*WRITTEN TASK*: Reproduce nothing except the lines between the line with "Reproduce this diagram with TikZ." and the line with "minimum width=88pt, minimum", both ends included, and please leave out pictures.

*DATASET EXTRACT*:
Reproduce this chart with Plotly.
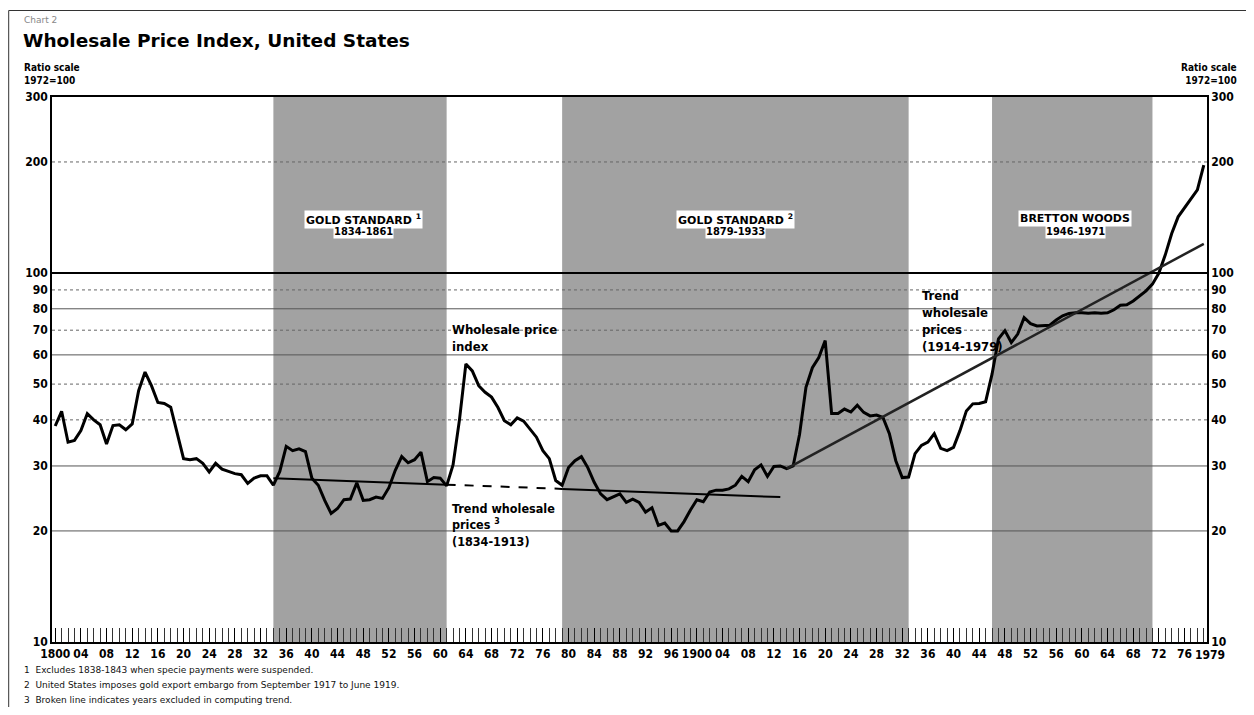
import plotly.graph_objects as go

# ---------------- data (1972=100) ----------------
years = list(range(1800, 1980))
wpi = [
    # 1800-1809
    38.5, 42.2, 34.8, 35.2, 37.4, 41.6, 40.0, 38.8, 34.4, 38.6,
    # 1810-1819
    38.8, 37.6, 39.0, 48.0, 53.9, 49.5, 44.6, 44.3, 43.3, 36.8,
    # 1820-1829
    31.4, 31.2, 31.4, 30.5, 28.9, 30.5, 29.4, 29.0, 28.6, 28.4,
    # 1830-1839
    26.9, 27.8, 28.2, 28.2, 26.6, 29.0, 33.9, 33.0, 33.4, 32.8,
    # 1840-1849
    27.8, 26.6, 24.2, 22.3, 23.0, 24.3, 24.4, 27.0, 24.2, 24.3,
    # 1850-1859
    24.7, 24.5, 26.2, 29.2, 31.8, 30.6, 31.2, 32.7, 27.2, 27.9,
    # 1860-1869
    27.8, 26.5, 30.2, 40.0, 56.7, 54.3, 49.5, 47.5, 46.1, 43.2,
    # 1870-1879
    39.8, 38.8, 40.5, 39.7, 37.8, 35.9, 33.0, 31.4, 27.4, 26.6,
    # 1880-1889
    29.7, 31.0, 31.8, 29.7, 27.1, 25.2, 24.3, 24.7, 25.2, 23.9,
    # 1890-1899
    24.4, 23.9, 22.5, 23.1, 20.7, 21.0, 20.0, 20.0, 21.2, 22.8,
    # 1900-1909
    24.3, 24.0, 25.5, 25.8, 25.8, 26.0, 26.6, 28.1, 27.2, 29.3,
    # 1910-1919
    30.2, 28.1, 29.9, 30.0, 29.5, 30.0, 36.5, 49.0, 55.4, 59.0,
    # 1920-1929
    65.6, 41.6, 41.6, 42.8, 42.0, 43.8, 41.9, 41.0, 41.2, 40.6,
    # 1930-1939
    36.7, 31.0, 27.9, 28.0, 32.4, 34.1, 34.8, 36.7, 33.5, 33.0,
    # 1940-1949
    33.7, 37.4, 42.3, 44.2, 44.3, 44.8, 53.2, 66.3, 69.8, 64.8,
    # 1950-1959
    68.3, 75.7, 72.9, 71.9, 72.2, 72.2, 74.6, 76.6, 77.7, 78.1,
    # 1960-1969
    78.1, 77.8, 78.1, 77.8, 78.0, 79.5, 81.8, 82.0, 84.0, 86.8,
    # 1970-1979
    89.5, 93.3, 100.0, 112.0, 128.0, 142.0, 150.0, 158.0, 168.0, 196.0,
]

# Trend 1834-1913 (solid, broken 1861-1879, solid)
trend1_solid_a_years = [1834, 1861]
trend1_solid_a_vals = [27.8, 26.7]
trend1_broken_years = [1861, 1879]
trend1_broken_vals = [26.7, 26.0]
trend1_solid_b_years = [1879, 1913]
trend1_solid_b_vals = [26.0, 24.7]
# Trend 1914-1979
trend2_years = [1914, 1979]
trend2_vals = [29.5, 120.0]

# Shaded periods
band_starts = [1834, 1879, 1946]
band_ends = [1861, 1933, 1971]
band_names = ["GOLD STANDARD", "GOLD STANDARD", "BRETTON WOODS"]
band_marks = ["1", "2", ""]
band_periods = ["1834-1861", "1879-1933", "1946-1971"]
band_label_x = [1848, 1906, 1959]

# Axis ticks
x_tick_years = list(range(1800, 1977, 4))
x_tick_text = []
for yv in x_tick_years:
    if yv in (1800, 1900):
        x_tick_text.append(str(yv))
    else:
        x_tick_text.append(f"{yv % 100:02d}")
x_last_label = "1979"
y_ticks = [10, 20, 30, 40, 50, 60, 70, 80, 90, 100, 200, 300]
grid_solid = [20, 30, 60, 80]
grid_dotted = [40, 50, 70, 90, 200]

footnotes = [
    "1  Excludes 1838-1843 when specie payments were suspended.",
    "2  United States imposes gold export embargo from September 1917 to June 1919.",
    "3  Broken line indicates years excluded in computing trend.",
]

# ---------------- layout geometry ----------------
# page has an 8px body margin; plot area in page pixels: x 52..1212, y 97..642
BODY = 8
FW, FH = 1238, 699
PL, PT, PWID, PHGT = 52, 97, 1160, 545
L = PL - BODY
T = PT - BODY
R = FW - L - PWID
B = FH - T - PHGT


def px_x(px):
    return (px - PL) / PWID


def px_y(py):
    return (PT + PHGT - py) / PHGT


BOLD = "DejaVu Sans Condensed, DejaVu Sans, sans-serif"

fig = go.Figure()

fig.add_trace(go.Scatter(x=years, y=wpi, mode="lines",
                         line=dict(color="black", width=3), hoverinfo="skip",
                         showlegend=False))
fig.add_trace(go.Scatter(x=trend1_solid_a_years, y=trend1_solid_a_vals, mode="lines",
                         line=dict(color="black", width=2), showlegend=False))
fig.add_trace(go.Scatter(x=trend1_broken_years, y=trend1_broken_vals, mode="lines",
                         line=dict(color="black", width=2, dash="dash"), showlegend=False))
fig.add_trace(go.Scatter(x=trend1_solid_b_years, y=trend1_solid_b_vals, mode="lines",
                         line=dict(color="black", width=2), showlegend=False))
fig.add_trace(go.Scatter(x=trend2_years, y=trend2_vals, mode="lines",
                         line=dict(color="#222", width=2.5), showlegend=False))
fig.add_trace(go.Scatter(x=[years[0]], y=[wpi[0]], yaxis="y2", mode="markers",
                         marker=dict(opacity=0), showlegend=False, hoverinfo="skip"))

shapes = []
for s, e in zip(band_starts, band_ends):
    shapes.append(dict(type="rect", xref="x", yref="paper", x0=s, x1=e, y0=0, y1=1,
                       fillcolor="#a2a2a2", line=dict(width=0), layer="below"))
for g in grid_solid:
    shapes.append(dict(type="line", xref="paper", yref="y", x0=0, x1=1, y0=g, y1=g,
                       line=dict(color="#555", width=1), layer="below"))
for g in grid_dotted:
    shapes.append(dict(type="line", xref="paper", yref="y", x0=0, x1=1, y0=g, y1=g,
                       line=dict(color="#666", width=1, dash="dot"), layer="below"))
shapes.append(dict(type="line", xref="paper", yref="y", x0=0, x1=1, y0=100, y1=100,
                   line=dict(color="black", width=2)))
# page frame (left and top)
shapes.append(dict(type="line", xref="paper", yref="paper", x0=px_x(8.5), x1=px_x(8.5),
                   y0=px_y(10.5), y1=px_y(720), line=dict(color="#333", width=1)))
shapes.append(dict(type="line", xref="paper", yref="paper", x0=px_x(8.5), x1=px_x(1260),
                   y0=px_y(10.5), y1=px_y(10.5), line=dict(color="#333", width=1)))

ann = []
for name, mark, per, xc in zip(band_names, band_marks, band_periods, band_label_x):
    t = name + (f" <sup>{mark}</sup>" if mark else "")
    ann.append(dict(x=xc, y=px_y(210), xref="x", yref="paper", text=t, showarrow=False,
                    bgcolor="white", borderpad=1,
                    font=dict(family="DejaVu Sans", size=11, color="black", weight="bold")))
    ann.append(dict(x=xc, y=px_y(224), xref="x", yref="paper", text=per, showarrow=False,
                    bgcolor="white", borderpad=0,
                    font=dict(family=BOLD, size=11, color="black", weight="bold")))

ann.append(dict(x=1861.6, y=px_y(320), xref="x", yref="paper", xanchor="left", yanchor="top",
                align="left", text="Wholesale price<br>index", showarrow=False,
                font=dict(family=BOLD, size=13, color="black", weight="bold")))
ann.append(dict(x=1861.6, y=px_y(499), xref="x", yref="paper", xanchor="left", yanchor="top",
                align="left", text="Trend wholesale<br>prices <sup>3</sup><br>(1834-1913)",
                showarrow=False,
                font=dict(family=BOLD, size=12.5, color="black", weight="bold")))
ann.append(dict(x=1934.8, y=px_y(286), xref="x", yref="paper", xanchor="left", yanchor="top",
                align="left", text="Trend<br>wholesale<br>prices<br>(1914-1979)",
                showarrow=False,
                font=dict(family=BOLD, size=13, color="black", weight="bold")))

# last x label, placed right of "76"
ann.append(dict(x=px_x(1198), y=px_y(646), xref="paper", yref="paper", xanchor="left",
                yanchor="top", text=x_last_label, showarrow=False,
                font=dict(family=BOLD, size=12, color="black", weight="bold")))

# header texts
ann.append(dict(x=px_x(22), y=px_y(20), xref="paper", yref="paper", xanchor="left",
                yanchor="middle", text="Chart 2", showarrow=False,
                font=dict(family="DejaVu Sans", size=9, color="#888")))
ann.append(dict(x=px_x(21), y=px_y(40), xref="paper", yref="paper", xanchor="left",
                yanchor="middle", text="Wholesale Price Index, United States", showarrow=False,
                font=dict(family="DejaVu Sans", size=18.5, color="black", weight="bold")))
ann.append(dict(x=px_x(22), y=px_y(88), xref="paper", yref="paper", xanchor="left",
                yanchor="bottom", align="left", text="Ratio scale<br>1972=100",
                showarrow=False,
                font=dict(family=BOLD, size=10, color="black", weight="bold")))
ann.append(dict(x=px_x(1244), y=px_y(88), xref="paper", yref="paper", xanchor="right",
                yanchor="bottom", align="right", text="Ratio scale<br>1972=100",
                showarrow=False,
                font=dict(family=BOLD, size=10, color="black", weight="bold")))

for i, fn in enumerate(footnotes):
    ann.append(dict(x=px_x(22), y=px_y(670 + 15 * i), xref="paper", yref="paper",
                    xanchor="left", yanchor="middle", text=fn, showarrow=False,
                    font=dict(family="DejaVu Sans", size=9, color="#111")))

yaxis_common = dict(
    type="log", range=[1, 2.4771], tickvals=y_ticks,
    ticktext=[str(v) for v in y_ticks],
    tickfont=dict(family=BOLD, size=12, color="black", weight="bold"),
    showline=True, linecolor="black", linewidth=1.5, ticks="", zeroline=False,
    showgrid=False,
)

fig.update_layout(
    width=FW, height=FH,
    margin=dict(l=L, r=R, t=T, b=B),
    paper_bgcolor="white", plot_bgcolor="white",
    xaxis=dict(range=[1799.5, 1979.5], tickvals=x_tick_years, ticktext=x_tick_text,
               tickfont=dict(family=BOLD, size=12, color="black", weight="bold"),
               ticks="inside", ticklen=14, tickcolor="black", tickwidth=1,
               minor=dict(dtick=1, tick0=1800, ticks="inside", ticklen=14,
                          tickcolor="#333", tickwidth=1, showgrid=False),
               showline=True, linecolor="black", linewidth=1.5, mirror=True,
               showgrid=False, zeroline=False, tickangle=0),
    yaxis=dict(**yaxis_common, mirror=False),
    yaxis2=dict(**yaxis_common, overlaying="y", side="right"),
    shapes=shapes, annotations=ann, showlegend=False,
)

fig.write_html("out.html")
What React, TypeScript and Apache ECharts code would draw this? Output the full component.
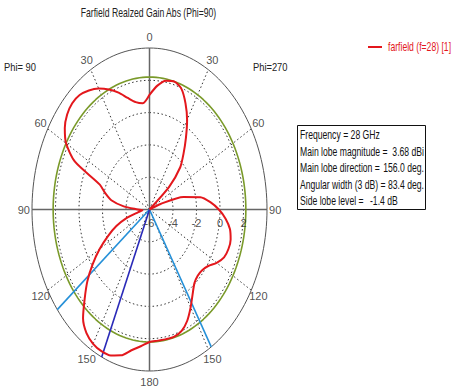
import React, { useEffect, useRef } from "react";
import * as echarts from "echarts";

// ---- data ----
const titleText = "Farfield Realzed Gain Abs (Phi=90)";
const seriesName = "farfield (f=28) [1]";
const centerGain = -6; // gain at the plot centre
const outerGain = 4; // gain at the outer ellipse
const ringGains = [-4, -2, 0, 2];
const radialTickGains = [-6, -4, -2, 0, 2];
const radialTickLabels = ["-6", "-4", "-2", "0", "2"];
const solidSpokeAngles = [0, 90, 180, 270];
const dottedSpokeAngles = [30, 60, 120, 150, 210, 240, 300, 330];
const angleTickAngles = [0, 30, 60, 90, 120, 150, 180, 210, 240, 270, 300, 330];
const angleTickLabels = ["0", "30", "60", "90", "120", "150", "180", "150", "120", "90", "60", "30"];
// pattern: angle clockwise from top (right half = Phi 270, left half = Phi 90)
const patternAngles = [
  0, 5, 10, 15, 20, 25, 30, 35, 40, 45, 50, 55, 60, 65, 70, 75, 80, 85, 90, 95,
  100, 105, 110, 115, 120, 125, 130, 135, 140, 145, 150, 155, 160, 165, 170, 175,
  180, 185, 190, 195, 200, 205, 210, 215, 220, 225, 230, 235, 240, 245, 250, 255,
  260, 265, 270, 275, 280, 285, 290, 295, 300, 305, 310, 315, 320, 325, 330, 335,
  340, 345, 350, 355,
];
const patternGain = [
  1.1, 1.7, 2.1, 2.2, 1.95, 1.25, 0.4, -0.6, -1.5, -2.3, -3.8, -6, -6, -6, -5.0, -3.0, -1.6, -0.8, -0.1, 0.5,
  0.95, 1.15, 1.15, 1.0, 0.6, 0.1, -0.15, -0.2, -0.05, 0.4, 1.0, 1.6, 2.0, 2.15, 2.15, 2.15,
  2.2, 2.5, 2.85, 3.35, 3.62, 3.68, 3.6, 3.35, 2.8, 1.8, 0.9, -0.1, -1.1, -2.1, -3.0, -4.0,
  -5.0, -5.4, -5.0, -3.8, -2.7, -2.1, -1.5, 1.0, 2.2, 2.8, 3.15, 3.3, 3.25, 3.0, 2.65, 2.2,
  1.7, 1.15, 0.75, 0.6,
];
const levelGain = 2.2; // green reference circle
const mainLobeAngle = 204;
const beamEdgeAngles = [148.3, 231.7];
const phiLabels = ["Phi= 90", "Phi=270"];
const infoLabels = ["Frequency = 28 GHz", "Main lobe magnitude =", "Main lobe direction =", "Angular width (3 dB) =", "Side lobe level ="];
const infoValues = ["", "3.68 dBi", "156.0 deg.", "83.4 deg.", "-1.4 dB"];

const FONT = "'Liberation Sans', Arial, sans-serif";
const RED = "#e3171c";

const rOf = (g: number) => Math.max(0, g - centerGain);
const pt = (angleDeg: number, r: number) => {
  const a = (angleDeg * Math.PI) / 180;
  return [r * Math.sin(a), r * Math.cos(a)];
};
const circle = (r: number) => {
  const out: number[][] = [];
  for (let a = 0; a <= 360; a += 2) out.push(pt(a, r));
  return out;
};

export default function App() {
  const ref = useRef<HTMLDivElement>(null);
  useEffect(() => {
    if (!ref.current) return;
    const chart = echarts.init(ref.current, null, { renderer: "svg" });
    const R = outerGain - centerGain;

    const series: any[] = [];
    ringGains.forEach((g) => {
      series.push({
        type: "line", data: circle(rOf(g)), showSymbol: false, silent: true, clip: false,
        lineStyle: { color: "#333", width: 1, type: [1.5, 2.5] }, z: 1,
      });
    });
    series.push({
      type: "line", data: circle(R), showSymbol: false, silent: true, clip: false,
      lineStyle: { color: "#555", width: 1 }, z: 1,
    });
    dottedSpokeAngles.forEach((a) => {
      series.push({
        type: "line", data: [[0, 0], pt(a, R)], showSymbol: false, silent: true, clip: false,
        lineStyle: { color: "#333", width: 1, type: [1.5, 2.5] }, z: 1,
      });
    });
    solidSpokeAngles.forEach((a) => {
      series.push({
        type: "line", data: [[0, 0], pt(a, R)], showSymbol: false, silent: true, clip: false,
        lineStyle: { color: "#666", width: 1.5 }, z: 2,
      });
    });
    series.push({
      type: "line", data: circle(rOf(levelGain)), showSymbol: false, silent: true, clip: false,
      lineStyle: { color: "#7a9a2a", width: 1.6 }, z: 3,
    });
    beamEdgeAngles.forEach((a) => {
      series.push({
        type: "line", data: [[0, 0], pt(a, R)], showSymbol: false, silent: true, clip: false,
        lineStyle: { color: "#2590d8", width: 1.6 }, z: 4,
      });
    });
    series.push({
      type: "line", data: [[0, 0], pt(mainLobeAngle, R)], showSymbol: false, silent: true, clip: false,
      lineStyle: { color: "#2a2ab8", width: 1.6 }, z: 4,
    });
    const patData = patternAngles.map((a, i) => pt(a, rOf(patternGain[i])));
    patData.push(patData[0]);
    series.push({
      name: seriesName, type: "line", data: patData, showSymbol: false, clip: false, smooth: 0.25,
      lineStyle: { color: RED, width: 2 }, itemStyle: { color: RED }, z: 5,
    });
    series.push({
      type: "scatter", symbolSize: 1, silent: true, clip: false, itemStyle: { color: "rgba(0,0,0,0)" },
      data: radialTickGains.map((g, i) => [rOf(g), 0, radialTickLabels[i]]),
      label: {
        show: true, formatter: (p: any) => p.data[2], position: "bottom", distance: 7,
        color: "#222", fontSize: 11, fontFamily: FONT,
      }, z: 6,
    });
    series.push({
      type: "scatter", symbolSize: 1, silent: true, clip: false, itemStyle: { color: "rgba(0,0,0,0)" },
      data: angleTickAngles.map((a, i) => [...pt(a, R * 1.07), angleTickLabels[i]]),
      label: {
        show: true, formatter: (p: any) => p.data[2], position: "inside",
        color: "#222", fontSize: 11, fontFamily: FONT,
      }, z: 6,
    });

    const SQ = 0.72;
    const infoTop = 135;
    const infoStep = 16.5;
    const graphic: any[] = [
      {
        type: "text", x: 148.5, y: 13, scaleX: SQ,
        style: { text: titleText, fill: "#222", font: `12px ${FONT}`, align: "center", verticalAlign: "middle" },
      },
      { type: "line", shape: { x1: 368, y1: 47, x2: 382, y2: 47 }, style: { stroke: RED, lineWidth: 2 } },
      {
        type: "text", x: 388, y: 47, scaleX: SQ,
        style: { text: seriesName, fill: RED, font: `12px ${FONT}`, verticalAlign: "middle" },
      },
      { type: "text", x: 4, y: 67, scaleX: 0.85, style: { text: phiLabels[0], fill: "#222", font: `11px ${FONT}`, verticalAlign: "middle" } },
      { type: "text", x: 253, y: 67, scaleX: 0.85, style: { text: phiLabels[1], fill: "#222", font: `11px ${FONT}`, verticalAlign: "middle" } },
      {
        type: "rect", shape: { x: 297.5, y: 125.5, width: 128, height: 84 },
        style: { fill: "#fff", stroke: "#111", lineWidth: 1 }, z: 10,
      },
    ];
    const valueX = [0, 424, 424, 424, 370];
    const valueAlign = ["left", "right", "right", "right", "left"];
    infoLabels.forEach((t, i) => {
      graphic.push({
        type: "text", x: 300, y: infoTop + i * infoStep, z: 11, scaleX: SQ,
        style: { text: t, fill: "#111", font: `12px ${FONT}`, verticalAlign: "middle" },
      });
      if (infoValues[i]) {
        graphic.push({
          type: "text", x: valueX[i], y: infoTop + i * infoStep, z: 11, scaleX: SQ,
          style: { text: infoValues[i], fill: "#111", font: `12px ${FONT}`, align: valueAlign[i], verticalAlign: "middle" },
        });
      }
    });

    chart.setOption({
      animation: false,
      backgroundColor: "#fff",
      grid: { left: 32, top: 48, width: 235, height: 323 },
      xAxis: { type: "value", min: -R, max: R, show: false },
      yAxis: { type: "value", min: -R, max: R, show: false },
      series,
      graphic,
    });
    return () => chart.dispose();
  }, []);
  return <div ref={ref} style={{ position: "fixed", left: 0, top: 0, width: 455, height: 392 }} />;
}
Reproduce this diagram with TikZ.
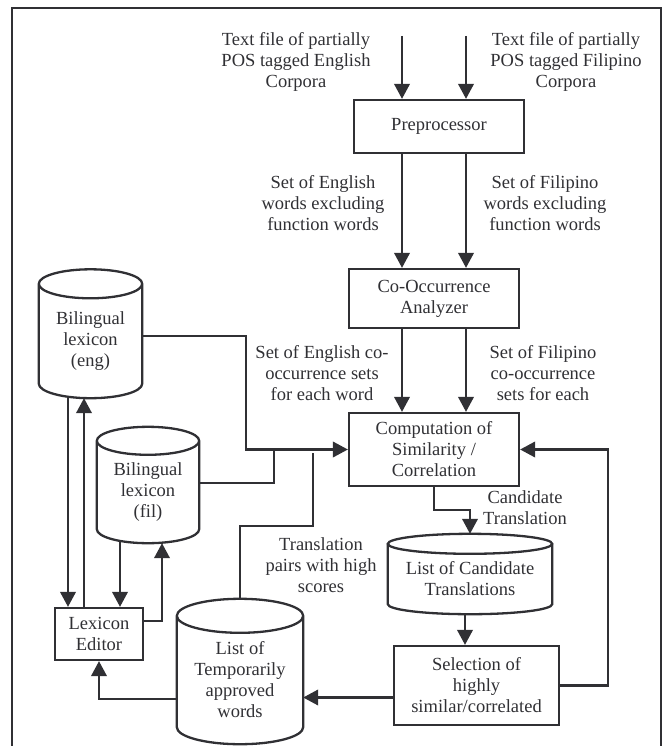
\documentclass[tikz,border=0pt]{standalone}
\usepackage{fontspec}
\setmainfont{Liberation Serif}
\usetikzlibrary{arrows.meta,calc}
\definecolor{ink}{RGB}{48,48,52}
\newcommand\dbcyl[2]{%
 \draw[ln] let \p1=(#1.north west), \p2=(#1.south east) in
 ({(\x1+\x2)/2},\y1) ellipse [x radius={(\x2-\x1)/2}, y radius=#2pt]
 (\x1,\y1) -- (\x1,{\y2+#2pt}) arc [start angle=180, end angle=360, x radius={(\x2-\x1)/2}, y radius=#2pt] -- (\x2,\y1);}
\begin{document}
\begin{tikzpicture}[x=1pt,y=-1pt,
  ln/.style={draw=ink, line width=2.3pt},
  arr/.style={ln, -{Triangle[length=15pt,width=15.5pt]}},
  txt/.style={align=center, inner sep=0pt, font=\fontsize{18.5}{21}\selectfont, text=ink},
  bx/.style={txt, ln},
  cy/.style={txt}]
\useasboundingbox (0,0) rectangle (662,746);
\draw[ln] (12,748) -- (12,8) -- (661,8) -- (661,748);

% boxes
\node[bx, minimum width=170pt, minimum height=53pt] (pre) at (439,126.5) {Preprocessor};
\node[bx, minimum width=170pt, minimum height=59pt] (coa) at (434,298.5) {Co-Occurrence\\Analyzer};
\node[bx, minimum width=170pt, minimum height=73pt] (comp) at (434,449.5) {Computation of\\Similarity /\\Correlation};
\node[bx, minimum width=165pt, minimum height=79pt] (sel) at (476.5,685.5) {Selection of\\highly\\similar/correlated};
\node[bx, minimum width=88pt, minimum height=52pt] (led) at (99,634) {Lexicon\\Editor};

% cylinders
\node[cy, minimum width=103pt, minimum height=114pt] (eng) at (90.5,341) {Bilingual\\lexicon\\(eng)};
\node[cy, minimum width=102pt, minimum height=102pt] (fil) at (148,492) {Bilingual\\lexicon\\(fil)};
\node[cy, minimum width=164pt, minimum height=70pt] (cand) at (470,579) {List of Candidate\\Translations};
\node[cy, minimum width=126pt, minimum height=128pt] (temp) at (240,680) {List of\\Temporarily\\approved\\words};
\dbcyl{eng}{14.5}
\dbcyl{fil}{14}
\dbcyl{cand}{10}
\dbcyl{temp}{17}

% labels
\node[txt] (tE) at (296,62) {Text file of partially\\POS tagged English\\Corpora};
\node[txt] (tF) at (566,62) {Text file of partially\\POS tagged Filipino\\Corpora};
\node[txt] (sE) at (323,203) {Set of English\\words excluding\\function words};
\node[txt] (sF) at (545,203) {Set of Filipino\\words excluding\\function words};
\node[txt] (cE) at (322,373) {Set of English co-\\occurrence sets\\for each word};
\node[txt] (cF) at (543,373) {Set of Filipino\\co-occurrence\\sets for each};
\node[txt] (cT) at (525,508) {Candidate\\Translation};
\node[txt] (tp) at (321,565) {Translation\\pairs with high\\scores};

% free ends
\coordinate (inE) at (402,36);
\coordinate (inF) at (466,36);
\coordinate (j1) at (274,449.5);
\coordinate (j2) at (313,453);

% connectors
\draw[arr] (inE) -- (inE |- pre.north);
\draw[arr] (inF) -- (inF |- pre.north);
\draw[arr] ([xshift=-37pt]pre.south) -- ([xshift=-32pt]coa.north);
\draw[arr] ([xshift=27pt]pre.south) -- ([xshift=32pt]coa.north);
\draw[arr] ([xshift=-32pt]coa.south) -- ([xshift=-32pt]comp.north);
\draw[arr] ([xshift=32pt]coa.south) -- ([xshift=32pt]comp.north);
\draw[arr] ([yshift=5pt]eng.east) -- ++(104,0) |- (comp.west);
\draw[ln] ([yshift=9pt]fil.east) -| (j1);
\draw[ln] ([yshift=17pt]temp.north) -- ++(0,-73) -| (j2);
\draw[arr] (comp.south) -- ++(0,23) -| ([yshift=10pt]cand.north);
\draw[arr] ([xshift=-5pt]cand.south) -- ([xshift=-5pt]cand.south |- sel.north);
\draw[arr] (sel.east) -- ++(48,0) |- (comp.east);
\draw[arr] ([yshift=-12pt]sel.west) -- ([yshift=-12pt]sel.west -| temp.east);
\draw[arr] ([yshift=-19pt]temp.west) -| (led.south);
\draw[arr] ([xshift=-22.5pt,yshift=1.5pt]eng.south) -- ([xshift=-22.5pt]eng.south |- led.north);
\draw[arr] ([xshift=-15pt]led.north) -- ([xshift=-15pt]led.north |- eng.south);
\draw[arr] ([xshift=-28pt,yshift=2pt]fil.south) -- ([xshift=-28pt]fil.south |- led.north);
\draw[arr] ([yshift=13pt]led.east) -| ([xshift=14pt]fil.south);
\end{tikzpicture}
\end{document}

*PROBLEM SOLUTION*:
Reproduce this diagram with TikZ.
\documentclass[tikz,border=0pt]{standalone}
\usepackage{fontspec}
\setmainfont{Liberation Serif}
\usetikzlibrary{arrows.meta,calc}
\definecolor{ink}{RGB}{48,48,52}
\newcommand\dbcyl[2]{%
 \draw[ln] let \p1=(#1.north west), \p2=(#1.south east) in
 ({(\x1+\x2)/2},\y1) ellipse [x radius={(\x2-\x1)/2}, y radius=#2pt]
 (\x1,\y1) -- (\x1,{\y2+#2pt}) arc [start angle=180, end angle=360, x radius={(\x2-\x1)/2}, y radius=#2pt] -- (\x2,\y1);}
\begin{document}
\begin{tikzpicture}[x=1pt,y=-1pt,
  ln/.style={draw=ink, line width=2.3pt},
  arr/.style={ln, -{Triangle[length=15pt,width=15.5pt]}},
  txt/.style={align=center, inner sep=0pt, font=\fontsize{18.5}{21}\selectfont, text=ink},
  bx/.style={txt, ln},
  cy/.style={txt}]
\useasboundingbox (0,0) rectangle (662,746);
\draw[ln] (12,748) -- (12,8) -- (661,8) -- (661,748);

% boxes
\node[bx, minimum width=170pt, minimum height=53pt] (pre) at (439,126.5) {Preprocessor};
\node[bx, minimum width=170pt, minimum height=59pt] (coa) at (434,298.5) {Co-Occurrence\\Analyzer};
\node[bx, minimum width=170pt, minimum height=73pt] (comp) at (434,449.5) {Computation of\\Similarity /\\Correlation};
\node[bx, minimum width=165pt, minimum height=79pt] (sel) at (476.5,685.5) {Selection of\\highly\\similar/correlated};
\node[bx, minimum width=88pt, minimum height=52pt] (led) at (99,634) {Lexicon\\Editor};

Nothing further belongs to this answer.